The Committee through its Chairman, Grand Gedeh County Senator A. Marshall Dennis, then recommended that the Bill presently in the Committee Room of the Senate, regarding the introduction of the single currency regime, be reviewed by the Senate plenary and passed into law as a mitigating factor for depreciation in the value of the Liberian Dollar.

“Liberia is the only country presently in the sub-region, if not the entire continent of Africa, that has a dual currency regime and with the worst economic status on the globe,” they noted.

The Committee’s recommendation also cautioned that the CBL be continuously mindful of the necessity to solve the liquidity problem as the country enters the festive season; and suggested that the Bank do a comprehensive briefing to the Committee on Banking System and advise a means by which hoarders will be compelled to return that amount into the banking system for proper accountability.
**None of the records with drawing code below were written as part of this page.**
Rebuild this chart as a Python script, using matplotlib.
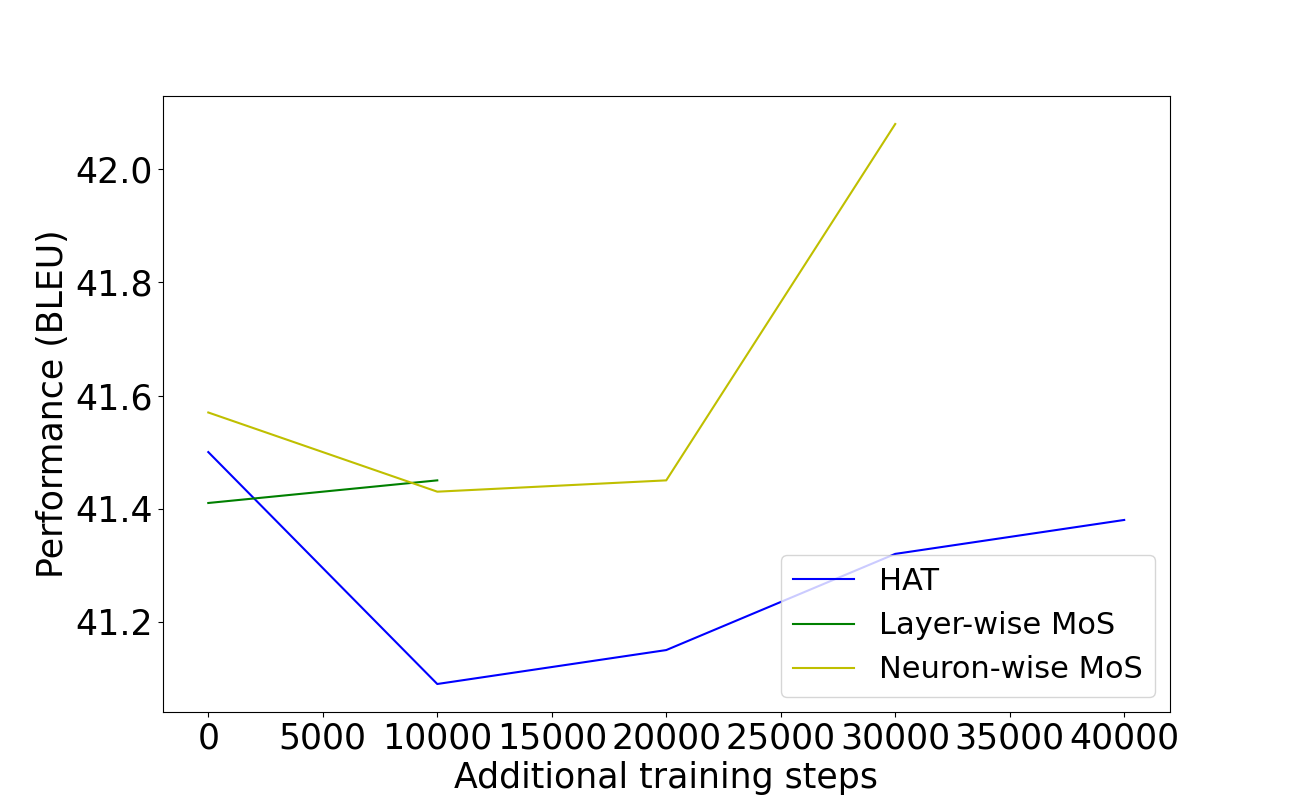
import matplotlib
matplotlib.use("Agg")
import matplotlib.pyplot as plt

hat_steps = [0, 10000, 20000, 30000, 40000]
hat_bleu = [41.50, 41.09, 41.15, 41.32, 41.38]

layer_steps = [0, 10000]
layer_bleu = [41.41, 41.45]

neuron_steps = [0, 10000, 20000, 30000]
neuron_bleu = [41.57, 41.43, 41.45, 42.08]

fig, ax = plt.subplots(figsize=(13, 8), dpi=100)

ax.plot(hat_steps, hat_bleu, color='b', label='HAT')
ax.plot(layer_steps, layer_bleu, color='g', label='Layer-wise MoS')
ax.plot(neuron_steps, neuron_bleu, color='y', label='Neuron-wise MoS')

ax.set_xlabel('Additional training steps', fontsize=25)
ax.set_ylabel('Performance (BLEU)', fontsize=25)
ax.tick_params(labelsize=25)
ax.legend(loc='lower right', fontsize=22)

fig.savefig('out.png')
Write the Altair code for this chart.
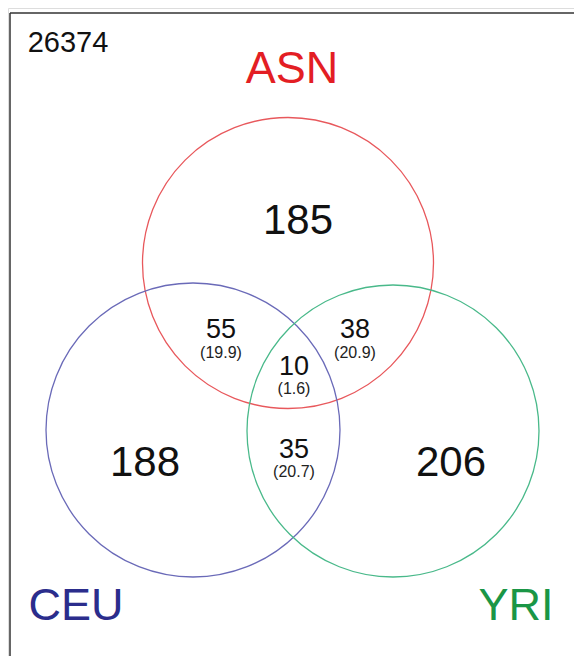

The Committee further recommended that CBL present a comprehensive audited financial statement with all notes attached to prepare the plenary through its committee to help take steps necessary to improve the economic situation, especially the increase in the exchange rate between the Liberian dollar and the United States dollar.

It can be recalled that Grand Bassa County Senator Nyonblee Karnga Lawrence on June 20, 2016, wrote the Senate on the high speed depreciation of the Liberian dollar, and requested Senate plenary to invite the relevant authorities for hearings.